Things to Do and See in Santa Monica if You’re Car Free
Pacific Park and the Santa Monica Pier
Walk west on Colorado from the Expo station and in just a few short blocks you’ll arrive at the world famous Santa Monica Pier. Chief among the Pier’s many attractions is Pacific Park, L.A. County’s only admission-free amusement park (and the only amusement park located on a pier on the west coast!). A visit to Pacific Park includes everything you’d want in an authentic California experience: games, twelve different rides, cotton candy, ice cream, an ocean-air food court, and tons of family fun. Rides and attractions are priced individually and range in price from $5 to $10, or you could buy an unlimited ride wristband for $32.95 (or grab them online ahead of time for a discounted price) that gives you access to all 12 rides as many times as you’d like.
Additional to-dos along the Pier include Trapeze School New York, Playland Arcade, and the Santa Monica Pier Aquarium (just to name a few). More than anything, you’ll want to take a leisurely walk and enjoy the sights and sounds!
Santa Monica State Beach
Santa Monica State Beach stretches over 3.5 miles of Southern California coast line, with the sand space divided in two by the Santa Monica Pier. Just south of the Pier is the Original Muscle Beach (not to be confused with Muscle Beach Venice), and at the far north end you’ll find one of our favorite spots in all of Santa Monica: The Annenberg Community Beach House.
The Annenberg Community Beach House offers all you’d ever want from a private beach club experience, just without the fancy price. In fact, it’s free. So what does free get you? Among the features and amenities are a pool, playground, splash pad, beach courts and fields, beach access, free wi-fi, tables, chairs, and umbrellas. Some free reservations are available online, but mostly it’s first-come, first-serve. A couple things to keep in mind: It’ll draw big crowds on hot days (you could be put on a wait list) and the pool is closed from October to May.
There isn’t a bus stop directly in front of the Beach House on Pacific Coast Highway so if you’re coming from near the pier your options become walk (about 30 minutes), rent a bike to go along the beach path (about 10 minutes), or perhaps, most advisedly, take a rideshare (7 minutes during low traffic times… longer if there’s gridlock on PCH)
Third Street Promenade
Santa Monica’s most walkable street features four lively blocks of retail shops, restaurants and performers of all sorts. On the southern end you’ll find Santa Monica Place, a traditional outdoor mall sprinkled with luxury boutiques. Dining options around the Promenade are endless, but we have a few suggestions you might look into. Try SUGARFISH for a five star sushi fix or True Food Kitchen for innovative and delicious health conscious eats. Top the evening off with a posh cocktail at Copa d’Oro, a dimly lit bar with speakeasy vibes.
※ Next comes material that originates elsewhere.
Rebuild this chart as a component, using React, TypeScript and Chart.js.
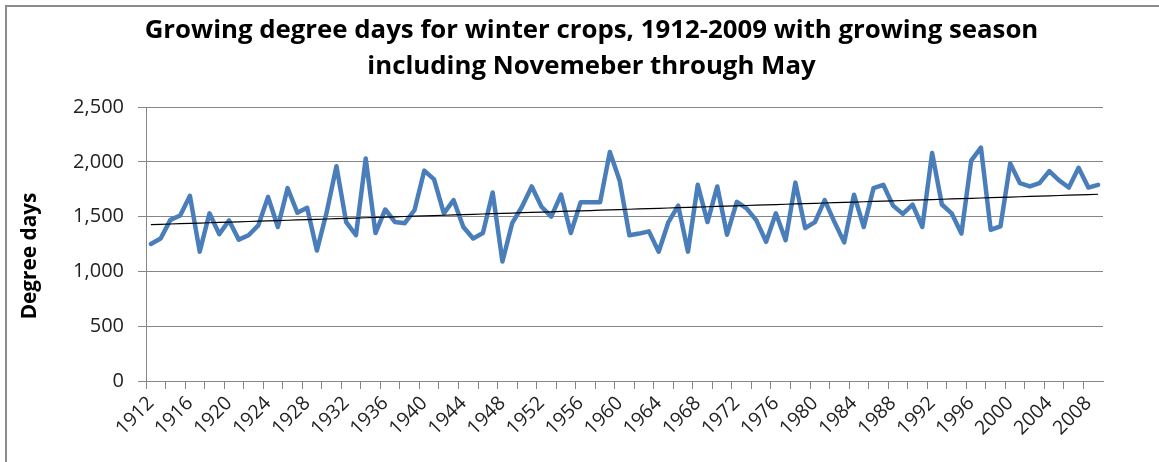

Third Street Promenade is also near a few unique spots worth going off the path for. We Like L.A. recommendations includes live music at Harvelle’s Blues Club located on 4th street (jazz, hip-hop, blues and more every evening since 1931) and M.I.’s Westside Comedy Theater which offers affordable ticketed improv shows and occasional drop-ins by some of the most famous names in comedy (Dave Chappelle, Dana Carvey, Judd Apatow, Zach Galifianakis, Tig Notaro, to name a few).
Bergamot is a massive art gallery complex spread over 5 acres of city-owned land multiple buildings that offer more than 60,000 square feet of space. The site is open daily, with most galleries open for view from 10 a.m. to 6 p.m. on Tuesdays through Saturdays. Two great things about Bergamot: entry is free, and there is an Expo line stop literarily at the doorstep of the facility.
McCabe’s Guitar Shop
McCabe’s Guitar Shop claims to have the “largest collection of stringed things to make music in California,” which would be impressive enough on its own. What’s even cooler is their stripped-down backroom / concert space, which regularly showcases some amazing players and musicians. Any guitar player or hardcore music fan owes themselves a visit if they’re in the area.
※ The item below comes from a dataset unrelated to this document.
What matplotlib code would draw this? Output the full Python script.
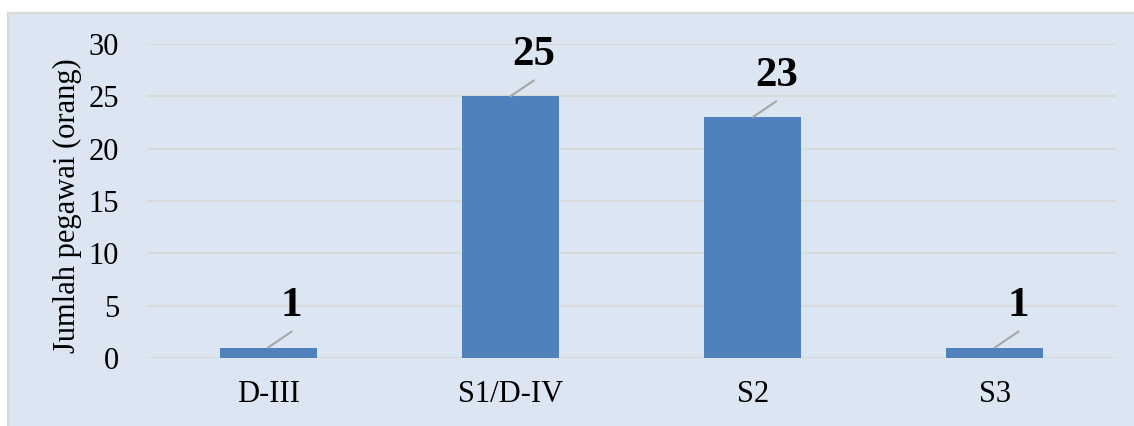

The shop is about 2.5 miles from Downtown Santa Monica. You could take the Expo line, depart at Bergamot Station and then walk an extra 15 minutes (0.8 miles). If that’s not in the cards, a rideshare works just as well, and the Big Blue Bus #7 has a stop on Pico Blvd not too far away.
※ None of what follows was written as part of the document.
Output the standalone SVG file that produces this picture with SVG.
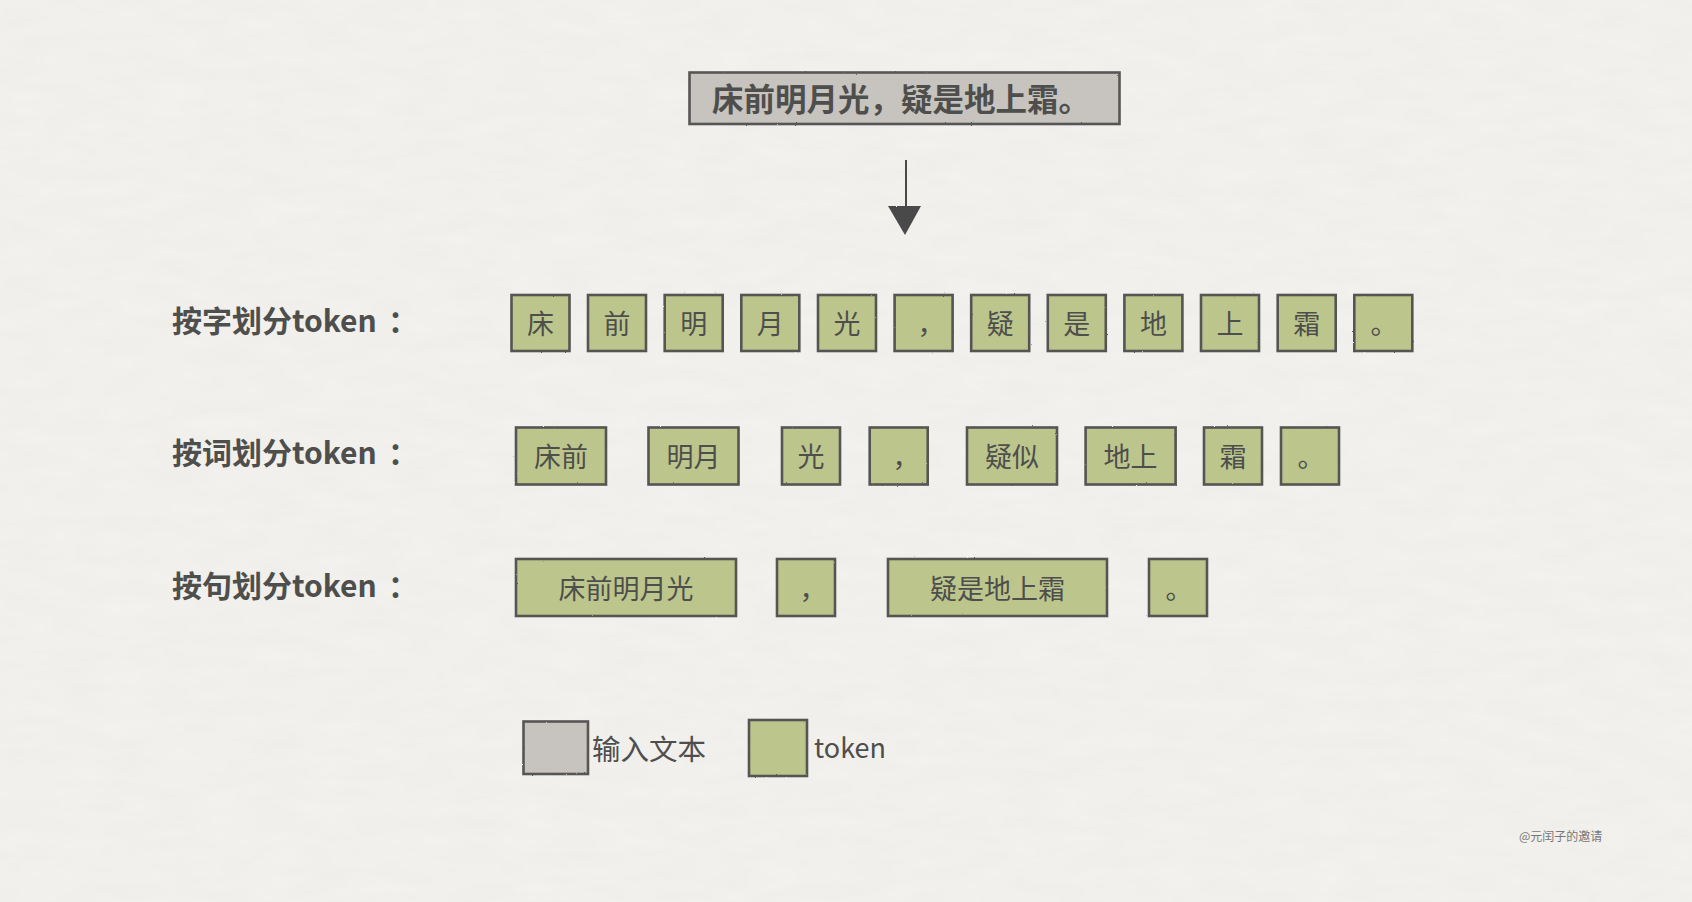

Camera Obscura at the Santa Monica Art Lab
The Camera Obscura Art Lab on Ocean Ave plays host to a number of community classes and workshops throughout the year, but perhaps the most unique feature is a dark room on the second floor that contains a four-foot disk in the middle of the space. Light from outside is projected onto the disk via a mirror from the ceiling and casts an image of what’s happening directly outside the building. It’s kind of like being on the inside of a giant, working camera as you watch what looks like a surveillance footage being beamed in from above. You won’t spend a ton of time here, but the cost (free!) makes it worth a visit. The Camera Obscura mechanism is free to visit on Monday through Friday from 9 a.m. to 3 p.m., and Saturday from 11 a.m. to 4 p.m.
Tongva Park is a beautiful six-acre public space divided into four sections (or hills). The park features gardens, a natural amphitheater, a children’s splash pad, shaded picnic areas, a restroom, and free-wifi. It makes for a perfect morning walk destination, or a lovely spot for an afternoon family outing. You can get there with a short walk southwest from the Downtown Santa Monica Expo Line station.
Downtown Santa Monica Farmers Market
The best Los Angeles chefs know you won’t find fresher produce anywhere in the city than at The Downtown Santa Monica Farmers Market, which you’ll find twice weekly on Arizona Ave near 2nd St. Two version of this market happen weekly: The Wednesday edition (that’s the larger one) runs from 8:30 a.m. to 1:30 p.m, and routinely hosts over 75 different farmers. A smaller affair focused on organic produce runs at the same location (but a couple blocks shorter) on Saturdays from 8 a.m. to 1 p.m. The market makes for a perfect morning stroll filled with plenty of tasty samples to enjoy.
Santa Monica History Museum
If you want to learn about the Santa Monica of yesteryear, the Santa Monica History Museum is the place. The museum features six galleries and a research library. The collections include over six hundred rare photographs, and a permanent exhibit on the city’s history that features authentic artifacts and fabricated environments. Admission is normally $10 per adult, $15 for couples (two adults), and the museum offers a free day every second Thursday of each month. To get there is about a 10-minute walk from the Third Street Promenade at Santa Monica Blvd.